Memory height matters when you install a large air cooler. Low-profile sticks (under 35mm) clear even dual-tower coolers. Tall RGB modules (44mm or more) block the front fan of many coolers and may require moving that fan upward or switching to liquid cooling. Also consider whether your case has good airflow over the RAM. Heatspreaders are cosmetic on most kits; the real cooling comes from case fans. If you are building a compact system, the low-profile CORSAIR Vengeance LPX is a safe bet.
Dual‑rank memory modules (two banks of chips on each DIMM) offer better performance than single‑rank because they allow the memory controller to interleave access. Most 32GB DDR5 sticks are dual‑rank. All the 2x32GB kits in this roundup are dual‑rank, which is ideal for maximum bandwidth.
Mixing RAM kits is risky. Even identical specs from different batches can cause instability. It is always best to buy a matched kit. If you must add more later, buy an identical kit or replace the old one.
For pure gaming, 32GB is often enough. 64GB becomes useful when you stream, run a heavy modded game, or keep a dozen browser tabs open while gaming. For professional workloads like video editing, VMs, or 3D rendering, 64GB is the new baseline.
Yes. Ryzen processors use a unified memory architecture (Infinity Fabric) that ties the memory clock to the fabric clock. 6000 MT/s DDR5 or 3600 MT/s DDR4 aligns perfectly with the fabric on most Ryzen chips. Faster or slower speeds can cause performance penalties.

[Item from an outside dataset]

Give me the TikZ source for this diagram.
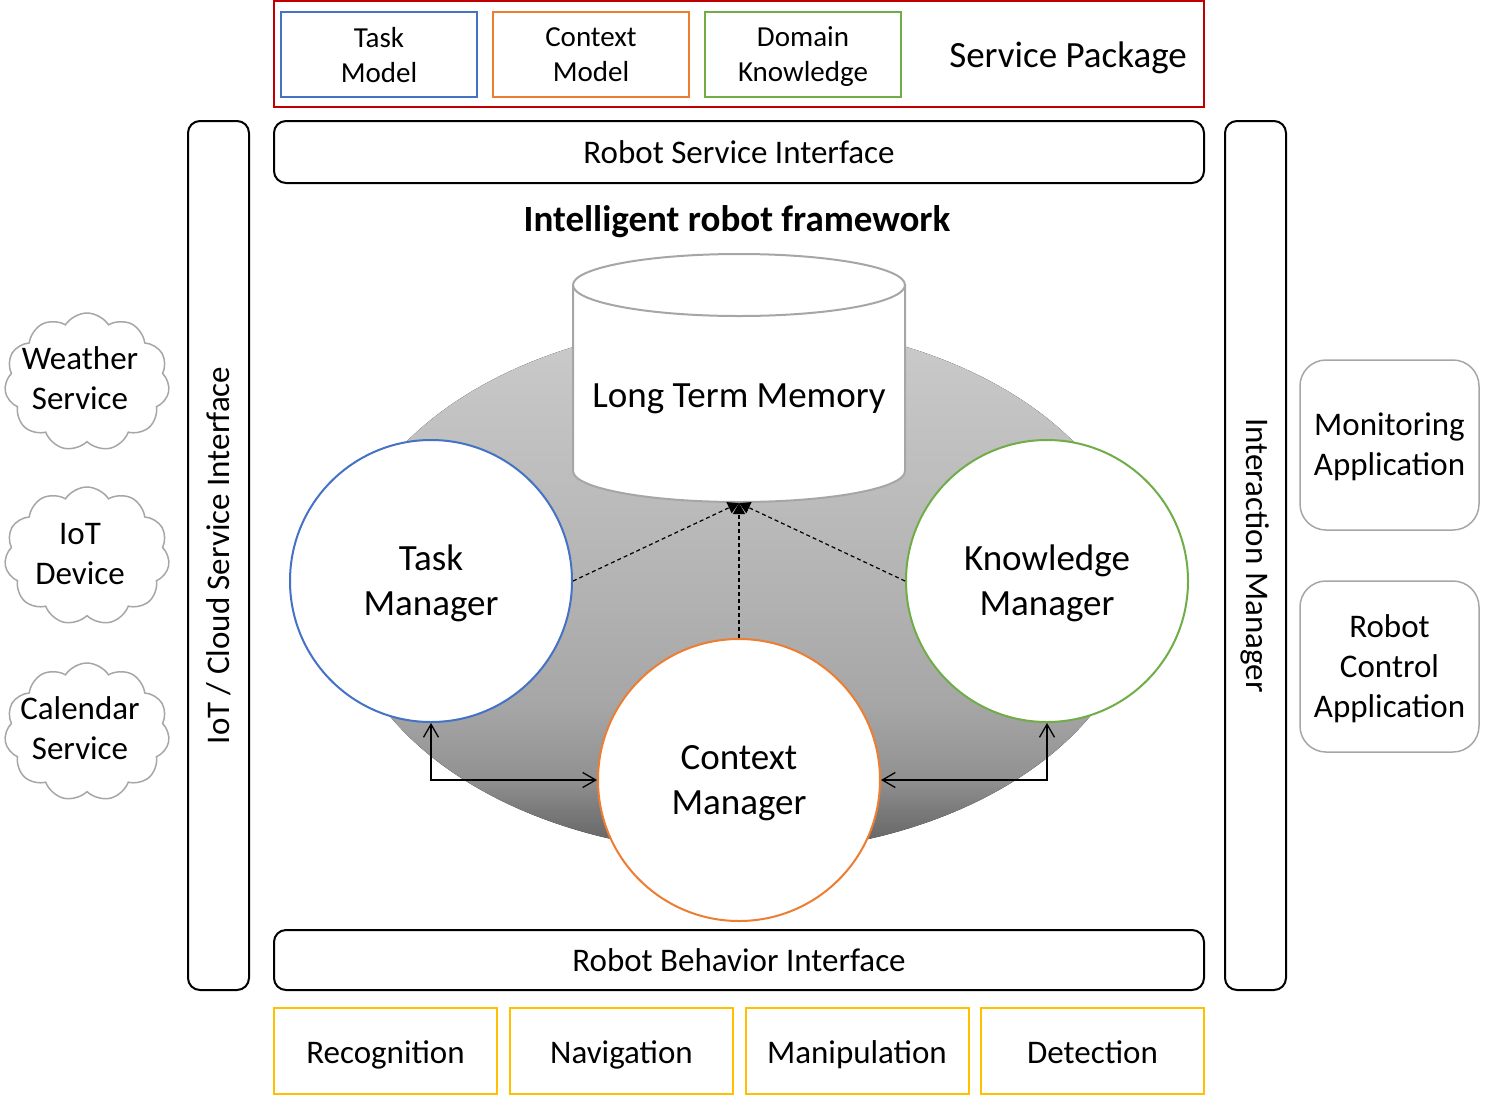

No. DDR4 and DDR5 are physically and electrically incompatible. The notch position is different, and the voltage regulation is built into the DIMM on DDR5. You must choose the correct generation for your motherboard.

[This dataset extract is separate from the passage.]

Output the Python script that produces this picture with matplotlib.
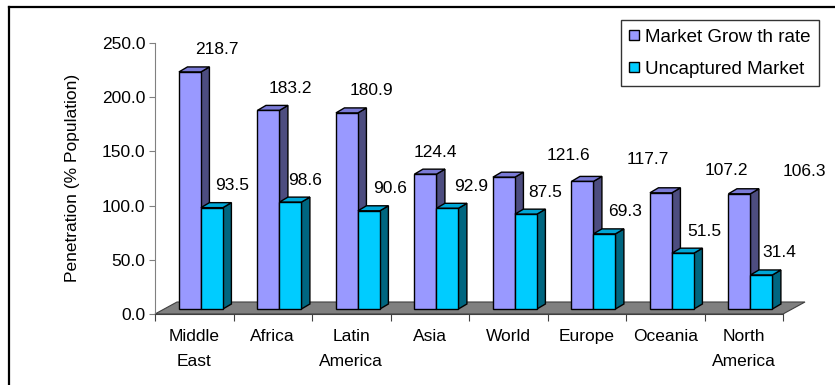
import numpy as np
import matplotlib
matplotlib.use('Agg')
import matplotlib.pyplot as plt
from matplotlib.patches import Polygon
from matplotlib.lines import Line2D

# data
regions = ['Middle\nEast', 'Africa', 'Latin\nAmerica', 'Asia', 'World', 'Europe', 'Oceania', 'North\nAmerica']
growth = [218.7, 183.2, 180.9, 124.4, 121.6, 117.7, 107.2, 106.3]
uncaptured = [93.5, 98.6, 90.6, 92.9, 87.5, 69.3, 51.5, 31.4]
series_names = ['Market Grow th rate', 'Uncaptured Market']

plt.rcParams['font.family'] = ['Liberation Sans', 'DejaVu Sans']
fs = 12.5

fig = plt.figure(figsize=(8.35, 3.85), dpi=100)
ax = fig.add_axes([155/835, 1-314/385, (783-155)/835, (314-43)/385])
ax.set_xlim(0, 8)
ax.set_ylim(0, 250)

# pixel -> data conversions for the fake 3d depth
px_x = 8/628.0
px_y = 250/271.0
floor_dx, floor_dy = 22*px_x, 12*px_y
bar_base = 5*px_y          # bars sit a little back on the floor
side_dx, side_dy = 8.5*px_x, 5*px_y
w = 0.28

# floor
floor = Polygon([(0, 0), (8, 0), (8+floor_dx, floor_dy), (floor_dx, floor_dy)],
                closed=True, facecolor='#808080', edgecolor='#404040', lw=0.8,
                clip_on=False, zorder=1)
ax.add_patch(floor)

x = np.arange(len(regions))
series = [(growth, x+0.305, '#9999FF', '#4D4D80', '#7A7AD6'),
          (uncaptured, x+0.305+w, '#00CCFF', '#006680', '#00A6D6')]

z = 2
for vals, lefts, front, side, top in series:
    ax.bar(lefts, vals, width=w, bottom=bar_base, align='edge', color=front,
           edgecolor='black', lw=1, zorder=z+0.5)
    for l, v in zip(lefts, vals):
        t = bar_base + v
        r = l + w
        ax.add_patch(Polygon([(r, bar_base), (r+side_dx, bar_base+side_dy),
                              (r+side_dx, t+side_dy), (r, t)],
                             facecolor=side, edgecolor='black', lw=1, zorder=z))
        ax.add_patch(Polygon([(l, t), (l+side_dx, t+side_dy),
                              (r+side_dx, t+side_dy), (r, t)],
                             facecolor=top, edgecolor='black', lw=1, zorder=z))
    z += 1

# data labels (pixel offsets from top centre of front face)
g_off = [27, 22, 25, 10, 65, 65, 65, 65]
u_off = [20, 15, 21, 24, 19, 21, 21, 18]
for i in range(len(regions)):
    ax.annotate('%.1f' % growth[i], (x[i]+0.305+w/2, bar_base+growth[i]),
                xytext=(g_off[i], 22), textcoords='offset pixels',
                ha='center', va='center', fontsize=fs, zorder=10)
    ax.annotate('%.1f' % uncaptured[i], (x[i]+0.305+1.5*w, bar_base+uncaptured[i]),
                xytext=(u_off[i], 22), textcoords='offset pixels',
                ha='center', va='center', fontsize=fs, zorder=10)

# axes styling
for s in ['top', 'right']:
    ax.spines[s].set_visible(False)
ax.spines['left'].set_color('#808080')
ax.spines['bottom'].set_color('#404040')
ax.set_yticks(np.arange(0, 251, 50))
ax.set_yticklabels(['%.1f' % v for v in np.arange(0, 251, 50)], fontsize=fs)
ax.tick_params(axis='y', length=4, color='#808080', pad=3)
ax.set_xticks(np.arange(0, 9))
ax.set_xticklabels([])
ax.tick_params(axis='x', which='major', length=5, color='#404040')
ax.set_xticks(x+0.5, minor=True)
ax.set_xticklabels(regions, minor=True, fontsize=fs, linespacing=1.85)
ax.tick_params(axis='x', which='minor', length=0, pad=11)
ax.patch.set_alpha(0)

fig.text(72/835, 1-178/385, 'Penetration (% Population)', rotation=90,
         ha='center', va='center', fontsize=fs)

# legend
handles = [Line2D([], [], marker='s', ls='none', markersize=7, markerfacecolor=c,
                  markeredgecolor='black', markeredgewidth=1)
           for c in ['#9999FF', '#00CCFF']]
leg = fig.legend(handles, series_names, loc='upper right',
                 bbox_to_anchor=(819/835, 1-20/385), fontsize=13.5, frameon=True,
                 fancybox=False, edgecolor='black', handlelength=0.5,
                 handletextpad=0.35, labelspacing=0.8, borderpad=0.45,
                 borderaxespad=0)
leg.get_frame().set_linewidth(1)

# chart area frame (top and left edges visible)
fig.add_artist(Line2D([9/835, 9/835], [0, 1-7/385], color='black', lw=1.6,
                      transform=fig.transFigure))
fig.add_artist(Line2D([9/835, 1], [1-7/385, 1-7/385], color='black', lw=1.6,
                      transform=fig.transFigure))

fig.savefig('out.png', dpi=100)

Enter the BIOS (usually by pressing Del or F2 during boot). Look for an overclocking menu and select the XMP or EXPO profile. Save and exit. The RAM will then run at its rated speed. If the system fails to boot, reset the CMOS and try a lower frequency.
Most laptops with a removable bottom panel have two SODIMM slots. Some ultra-thin models have soldered RAM or only one slot. Check the manufacturer’s specifications or use Crucial’s system scanner to find out before buying.
A QVL (Qualified Vendor List) assures the manufacturer has tested that specific kit. It reduces the chance of incompatibility. We recommend checking the list for your motherboard before purchasing, especially for high‑speed DDR5 kits.
If you are building a new AM5 desktop, the G.SKILL Flare X5 is our top pick. It delivers the best combination of speed, latency, and stability for Ryzen systems, and its low profile means you can pair it with the best air coolers without thinking about clearance. If you want RGB, the Trident Z5 Neo RGB gives you the same performance with lighting. For an Intel or flexible dual‑platform build, the CORSAIR Vengeance RGB RS is a solid choice despite higher latency.
On the DDR4 side, the G.SKILL Trident Z RGB 3600MHz is the kit to max out an older platform. The CORSAIR Vengeance LPX is indispensable for SFF builds, even though it is only 32GB. And for laptop users, the Crucial 64GB SODIMM kit is the safest, most reliable upgrade you can buy. The Trident Z5 Royal Neo is the indulgence for anyone who wants their PC to look as good as it performs.
No matter which kit you choose, 64GB will change how you work and play. The difference between hitting the memory ceiling and having headroom is night and day. Pick the one that matches your platform and your build, and you will not look back.